Но не тут-то было. У поклонника нобелиатов вдруг открылось второе дыхание. Теперь он сам уверенно поднял белоснежную руку и, не дожидаясь разрешительного сигнала, выпалил: «Как вы относитесь к творчеству Салмана Рушди? Считаете его достойным Нобелевской премии?» Тут уж весь зал расхохотался в едином воодушевленном порыве. Казалось, даже московские пейзажи на фотографиях Вилли Мельникова захихикали, позабыв о своей мамлеевско-булгаковской загадочной природе.
— К творчеству Салмана Рушди я лично отношусь резко отрицательно, — без злобы, но с явным нажимом сообщил Мамлеев. — Его я расцениваю не как писателя в подлинном смысле этого слова, но как пропагандиста западных ценностей[399].
Наступила тишина. Слушатели переглядывались, покашливали и, покашливая, смотрели друг на друга, делая вид, будто не рассматривают друг друга, а просто смотрят куда-то, разглядев вроде бы незначительную, но о многом говорящую деталь. Если бы вы спросили у присутствующих, как они покинули в тот вечер музей Маяковского на Лубянке, то каждый сперва бы крепко задумался, а потом бы честно ответил, что не помнит.
VI. Россиюшка
От нас зависит сейчас, продолжится ли мамлеевское время, которое и есть настоящее русское время, ведущее не обязательно в вечность… Но куда-то точно ведущее. Нам надо именно туда.

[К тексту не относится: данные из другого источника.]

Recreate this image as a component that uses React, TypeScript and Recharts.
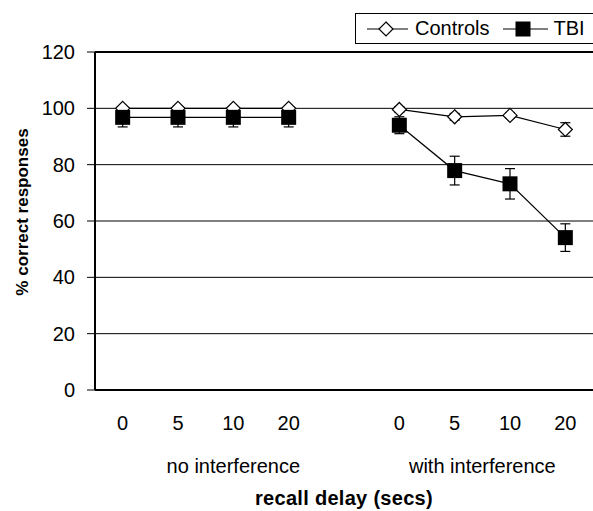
import React from 'react';
import {
  ComposedChart,
  Line,
  XAxis,
  YAxis,
  CartesianGrid,
  ErrorBar,
  Legend,
  Label,
  ReferenceLine,
} from 'recharts';

// 9 slots on the x axis: 4 delays, an empty gap, 4 delays
const slots = ['n0', 'n5', 'n10', 'n20', 'gap', 'w0', 'w5', 'w10', 'w20'];
const delayLabels = ['0', '5', '10', '20', '', '0', '5', '10', '20'];
const groupLabels = ['', '', 'no interference', '', '', '', 'with interference', '', ''];

const controls = [100, 100, 100, 100, null, 99.6, 97, 97.5, 92.5];
const controlsErr = [0.5, 0.5, 0.5, 0.5, null, 1, 1.2, 1, 2.4];
const tbi = [96.8, 96.8, 96.8, 96.8, null, 94, 77.9, 73.2, 54.1];
const tbiErr = [3.4, 3.4, 3.4, 3.4, null, 3, 5.1, 5.4, 4.9];

const yTicks = [0, 20, 40, 60, 80, 100, 120];

const FONT = '"Liberation Sans", Arial, Helvetica, sans-serif';

// how far (in half bands) each group label sits right of its slot
const groupShift: Record<number, number> = { 2: 0, 6: 1 };

const rows = slots.map((slot, i) => ({
  slot,
  controls: controls[i],
  controlsErr: controlsErr[i],
  tbi: tbi[i],
  tbiErr: tbiErr[i],
}));

const Diamond = (props: any) => {
  const { cx, cy } = props;
  if (cx == null || cy == null) return null;
  const r = 7;
  return (
    <path
      d={`M${cx},${cy - r} L${cx + r},${cy} L${cx},${cy + r} L${cx - r},${cy} Z`}
      fill="#fff"
      stroke="#000"
      strokeWidth={1.2}
    />
  );
};

const Square = (props: any) => {
  const { cx, cy } = props;
  if (cx == null || cy == null) return null;
  const h = 7.5;
  return <rect x={cx - h} y={cy - h} width={h * 2} height={h * 2} fill="#000" />;
};

const DelayTick = (props: any) => {
  const { x, y, payload } = props;
  const i = payload?.index ?? props.index;
  const half = payload?.offset ?? 0;
  return (
    <g>
      <text x={x} y={y} dy={40} textAnchor="middle" fontSize={20} fill="#000" fontFamily={FONT}>
        {delayLabels[i]}
      </text>
      {groupLabels[i] ? (
        <text
          x={x + half * (groupShift[i] ?? 0)}
          y={y}
          dy={83}
          textAnchor="middle"
          fontSize={20}
          fill="#000"
          fontFamily={FONT}
        >
          {groupLabels[i]}
        </text>
      ) : null}
    </g>
  );
};

const LegendBox = () => (
  <div
    style={{
      display: 'flex',
      alignItems: 'center',
      height: 31,
      width: 270,
      borderTop: '1px solid #000',
      borderLeft: '1px solid #000',
      borderBottom: '1px solid #000',
      boxSizing: 'border-box',
      paddingLeft: 11,
      fontFamily: FONT,
      fontSize: 20,
      color: '#000',
      background: '#fff',
      whiteSpace: 'nowrap',
    }}
  >
    <svg width={41} height={16} style={{ marginRight: 7 }}>
      <line x1={0} y1={8} x2={41} y2={8} stroke="#000" strokeWidth={1.2} />
      <Diamond cx={19} cy={8} />
    </svg>
    <span style={{ marginRight: 14 }}>Controls</span>
    <svg width={45} height={16} style={{ marginRight: 5 }}>
      <line x1={0} y1={8} x2={45} y2={8} stroke="#000" strokeWidth={1.2} />
      <Square cx={20} cy={8} />
    </svg>
    <span>TBI</span>
  </div>
);

export default function App() {
  return (
    <div
      style={{
        position: 'absolute',
        left: 0,
        top: 0,
        width: 593,
        height: 511,
        overflow: 'hidden',
        background: '#fff',
        fontFamily: FONT,
      }}
    >
      <ComposedChart width={593} height={511} data={rows} margin={{ top: 52, right: 0, bottom: 0, left: 0 }}>
        <CartesianGrid vertical={false} stroke="#000" strokeWidth={1} />
        <XAxis
          dataKey="slot"
          scale="band"
          interval={0}
          tickLine={false}
          tickSize={0}
          tickMargin={0}
          height={121}
          axisLine={{ stroke: '#000', strokeWidth: 2 }}
          tick={<DelayTick />}
        >
          <Label
            value="recall delay (secs)"
            position="insideBottom"
            offset={6}
            fontSize={20}
            fontWeight="bold"
            letterSpacing={0.3}
            fill="#000"
            fontFamily={FONT}
          />
        </XAxis>
        <YAxis
          domain={[0, 120]}
          ticks={yTicks}
          width={95}
          tickSize={8}
          tickMargin={12}
          tickLine={{ stroke: '#000' }}
          axisLine={{ stroke: '#000', strokeWidth: 2 }}
          tick={{ fontSize: 20, fill: '#000', fontFamily: FONT }}
        >
          <Label
            content={() => (
              <text
                transform="translate(22,212) rotate(-90)"
                textAnchor="middle"
                dominantBaseline="central"
                fontSize={17}
                fontWeight="bold"
                fill="#000"
                fontFamily={FONT}
              >
                % correct responses
              </text>
            )}
          />
        </YAxis>
        <ReferenceLine y={120} stroke="#000" strokeWidth={2} />
        <Legend
          layout="horizontal"
          verticalAlign="middle"
          align="center"
          content={<LegendBox />}
          wrapperStyle={{ top: 13, left: 355, width: 270 }}
        />
        <Line
          type="linear"
          dataKey="controls"
          stroke="#000"
          strokeWidth={1.2}
          dot={<Diamond />}
          activeDot={false}
          connectNulls={false}
          isAnimationActive={false}
        >
          <ErrorBar dataKey="controlsErr" width={5} stroke="#000" strokeWidth={1.2} direction="y" />
        </Line>
        <Line
          type="linear"
          dataKey="tbi"
          stroke="#000"
          strokeWidth={1.2}
          dot={<Square />}
          activeDot={false}
          connectNulls={false}
          isAnimationActive={false}
        >
          <ErrorBar dataKey="tbiErr" width={5} stroke="#000" strokeWidth={1.2} direction="y" />
        </Line>
      </ComposedChart>
    </div>
  );
}
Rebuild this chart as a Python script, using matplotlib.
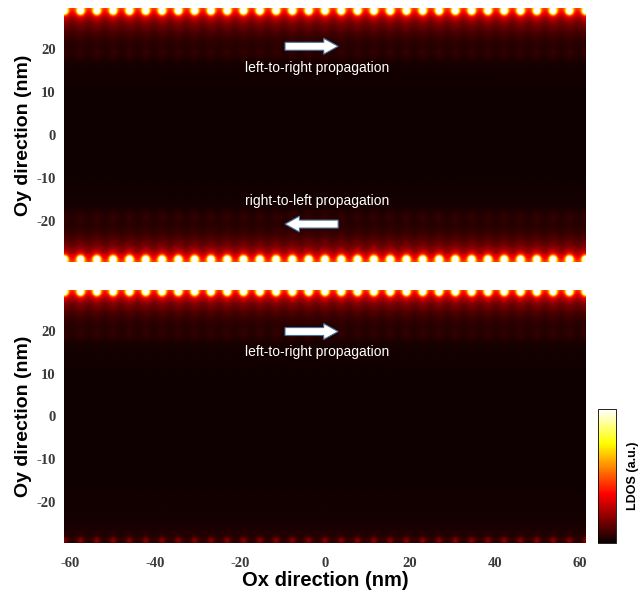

Третьего августа 2021 года в Москве был обычный московский день: жарко, душно и пыльно, но не настолько, чтобы падать в обморок; деревья уже собрались желтеть, но не настолько, чтобы вдруг вспомнилось о скором приходе осени.
В этот самый заурядный день, который, если мне не изменяет память, пришелся на вторник, мы с теперь уже бывшим математиком Романом Михайловым сидели на траве у стен Кремля. Роману хотелось говорить про кино и театр, но прежде я настоял, чтобы он рассказал мне обещанный сон, в котором ему явился Юрий Витальевич Мамлеев. Тем более что сновидениям Михайлов всегда придавал особое значение — как, увы, и я.
— Это было 24 февраля 2017 года, я тогда жил в Мумбаи, — сдался Роман, пока я тушил очередной окурок о кремлевскую лужайку. — Был как раз праздник Махашиваратри, в соседних трущобах всю ночь играла музыка, массовая дискотека, народ праздновал. Для многих это главная ночь в году. И вот увидел яркий сон. Скорее даже вход в слои, нежели сон. Иное пространство и старенький Мамлеев, он сидел и смотрел в себя. Он увидел меня и попросил передать всем, кто его знал, что он там, где предполагалось. Сказал: «У меня все хорошо». Там была еще вторая строчка, но она вылетела у меня из памяти.